* begin *

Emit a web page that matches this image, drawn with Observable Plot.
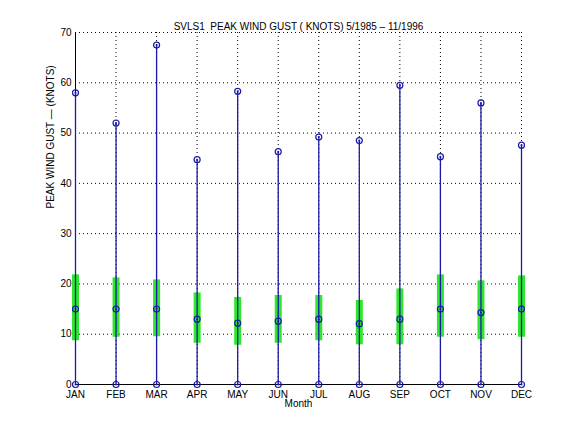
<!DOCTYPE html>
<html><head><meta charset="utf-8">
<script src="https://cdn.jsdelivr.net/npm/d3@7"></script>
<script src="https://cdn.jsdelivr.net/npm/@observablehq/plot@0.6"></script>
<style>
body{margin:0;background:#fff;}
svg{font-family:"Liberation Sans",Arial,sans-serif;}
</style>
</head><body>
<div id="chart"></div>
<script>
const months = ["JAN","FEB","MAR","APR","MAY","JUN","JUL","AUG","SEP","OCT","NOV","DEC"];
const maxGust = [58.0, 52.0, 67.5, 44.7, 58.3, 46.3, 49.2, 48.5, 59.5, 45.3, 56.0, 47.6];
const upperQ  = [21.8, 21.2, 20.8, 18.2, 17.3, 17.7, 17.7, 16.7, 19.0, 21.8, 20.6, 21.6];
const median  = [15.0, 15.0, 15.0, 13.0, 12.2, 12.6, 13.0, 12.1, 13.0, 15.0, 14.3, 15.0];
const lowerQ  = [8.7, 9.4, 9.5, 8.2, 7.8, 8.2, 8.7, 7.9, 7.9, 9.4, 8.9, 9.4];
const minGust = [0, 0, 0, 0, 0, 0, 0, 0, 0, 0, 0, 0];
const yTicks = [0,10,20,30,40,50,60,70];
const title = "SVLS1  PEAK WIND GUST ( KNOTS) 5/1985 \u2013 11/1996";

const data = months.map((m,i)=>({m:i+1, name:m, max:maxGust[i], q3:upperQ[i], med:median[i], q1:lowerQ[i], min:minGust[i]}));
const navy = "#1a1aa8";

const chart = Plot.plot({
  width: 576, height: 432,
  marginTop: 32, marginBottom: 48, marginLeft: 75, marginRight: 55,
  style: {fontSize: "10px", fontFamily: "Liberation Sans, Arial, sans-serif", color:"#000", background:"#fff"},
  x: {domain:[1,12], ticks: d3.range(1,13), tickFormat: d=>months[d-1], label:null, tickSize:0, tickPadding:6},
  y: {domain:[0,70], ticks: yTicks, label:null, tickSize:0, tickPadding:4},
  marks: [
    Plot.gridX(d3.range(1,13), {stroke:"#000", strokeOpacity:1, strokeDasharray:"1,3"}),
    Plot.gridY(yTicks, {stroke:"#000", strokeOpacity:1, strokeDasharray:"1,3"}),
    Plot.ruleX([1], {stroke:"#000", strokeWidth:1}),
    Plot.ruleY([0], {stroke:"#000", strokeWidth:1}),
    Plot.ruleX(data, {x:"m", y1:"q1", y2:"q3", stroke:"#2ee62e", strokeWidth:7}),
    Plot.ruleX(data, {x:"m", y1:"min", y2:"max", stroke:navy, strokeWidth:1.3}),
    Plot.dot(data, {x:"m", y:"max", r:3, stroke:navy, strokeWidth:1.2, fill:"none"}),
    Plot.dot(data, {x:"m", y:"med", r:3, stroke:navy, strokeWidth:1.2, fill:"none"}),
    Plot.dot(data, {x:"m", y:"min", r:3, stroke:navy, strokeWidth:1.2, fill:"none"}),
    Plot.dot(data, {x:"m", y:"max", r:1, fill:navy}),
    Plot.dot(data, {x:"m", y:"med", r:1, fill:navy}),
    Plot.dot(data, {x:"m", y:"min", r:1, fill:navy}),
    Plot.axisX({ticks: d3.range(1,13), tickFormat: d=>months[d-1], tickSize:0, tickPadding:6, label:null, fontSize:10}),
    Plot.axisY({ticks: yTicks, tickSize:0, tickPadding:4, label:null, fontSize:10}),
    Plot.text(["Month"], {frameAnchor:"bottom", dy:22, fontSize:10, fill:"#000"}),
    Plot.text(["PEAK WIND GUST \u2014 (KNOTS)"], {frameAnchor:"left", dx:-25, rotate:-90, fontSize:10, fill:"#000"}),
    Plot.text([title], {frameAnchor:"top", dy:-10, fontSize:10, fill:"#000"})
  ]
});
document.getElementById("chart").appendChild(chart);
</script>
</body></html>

* end *

**WHAT IS ASKED:** Go from the first line of the listing to the line holding "GUST ( KNOTS)" and, please, transcribe those lines exactly, both included, with no pictures.

**SOLUTION:**
Emit a web page that matches this image, drawn with Observable Plot.
<!DOCTYPE html>
<html><head><meta charset="utf-8">
<script src="https://cdn.jsdelivr.net/npm/d3@7"></script>
<script src="https://cdn.jsdelivr.net/npm/@observablehq/plot@0.6"></script>
<style>
body{margin:0;background:#fff;}
svg{font-family:"Liberation Sans",Arial,sans-serif;}
</style>
</head><body>
<div id="chart"></div>
<script>
const months = ["JAN","FEB","MAR","APR","MAY","JUN","JUL","AUG","SEP","OCT","NOV","DEC"];
const maxGust = [58.0, 52.0, 67.5, 44.7, 58.3, 46.3, 49.2, 48.5, 59.5, 45.3, 56.0, 47.6];
const upperQ  = [21.8, 21.2, 20.8, 18.2, 17.3, 17.7, 17.7, 16.7, 19.0, 21.8, 20.6, 21.6];
const median  = [15.0, 15.0, 15.0, 13.0, 12.2, 12.6, 13.0, 12.1, 13.0, 15.0, 14.3, 15.0];
const lowerQ  = [8.7, 9.4, 9.5, 8.2, 7.8, 8.2, 8.7, 7.9, 7.9, 9.4, 8.9, 9.4];
const minGust = [0, 0, 0, 0, 0, 0, 0, 0, 0, 0, 0, 0];
const yTicks = [0,10,20,30,40,50,60,70];
const title = "SVLS1  PEAK WIND GUST ( KNOTS) 5/1985 \u2013 11/1996";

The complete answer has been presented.